Smear. It’s by far the most common problem with the copies we played. When the transient bite of the trumpet is correctly reproduced, maintaining its full-bodied tone and harmonic structures, you know you have a very special copy of Sky Dive (or Straight Life or First Light or Red Clay, etc.). When the sound is blurry, thick, veiled, dull or slow, you have what might be considered something more like the average copy.

By the way, if you don’t have a hot copy of Red Clay, get one. It’s some of the best funky jazz ever recorded. No collection should be without it.

What We're Listening For On Sky Dive

  • Energy for starters. What could be more important than the life of the music?
  • The Big Sound comes next -- wall to wall, lots of depth, huge space, three-dimensionality, all that sort of thing.
  • Then transient information -- fast, clear, sharp attacks, not the smear and thickness so common to these LPs.
  • Tight, full-bodied bass -- which ties in with good transient information, also the issue of frequency extension further down.
  • Next: transparency -- the quality that allows you to hear deep into the soundfield, showing you the space and air around all the instruments.
  • Then: presence and immediacy. The trumpet isn't "back there" somewhere, lost in the mix. It's front and center where any recording engineer worth his salt -- the one and only Rudy Van Gelder in this case -- would put it.
  • Extend the top and bottom and voila, you have The Real Thing -- an honest to goodness Hot Stamper.

Vinyl Condition

Mint Minus Minus and maybe a bit better is about as quiet as any vintage pressing will play, and since only the right vintage pressings have any hope of sounding good on this album, that will most often be the playing condition of the copies we sell. (The copies that are even a bit noisier get listed on the site are seriously reduced prices or traded back in to the local record stores we shop at.)

Those of you looking for quiet vinyl will have to settle for the sound of other pressings and Heavy Vinyl reissues, purchased elsewhere of course as we have no interest in selling records that don't have the vintage analog magic of these wonderful recordings.

If you want to make the trade-off between bad sound and quiet surfaces with whatever Heavy Vinyl pressing might be available, well, that's certainly your prerogative, but we can't imagine losing what's good about this music -- the size, the energy, the presence, the clarity, the weight -- just to hear it with less background noise.

Side One

  • Povo
  • In A Mist

Side Two

  • The Godfather (From the Paramount Motion Picture “The Godfather”)
  • Sky Dive

AMG 4 Star Review

Freddie Hubbard's fourth CTI recording (and the second one with Don Sebesky arrangements) certainly has a diverse repertoire.
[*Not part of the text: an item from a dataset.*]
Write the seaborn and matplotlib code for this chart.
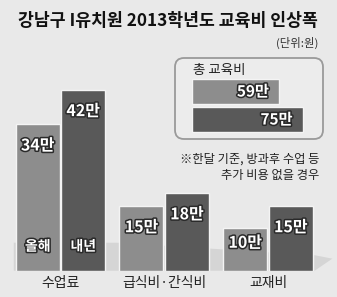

In addition to his originals "Povo" and "Sky Dive" (both of which are superior jam tunes), the trumpeter stretches out on the theme from The Godfather and Bix Beiderbecke's "In a Mist."

The charts for the brass and woodwinds are colorful; there is a fine supporting cast that includes guitarist George Benson, Keith Jarrett on keyboards, and flutist Hubert Laws; and Hubbard takes several outstanding trumpet solos.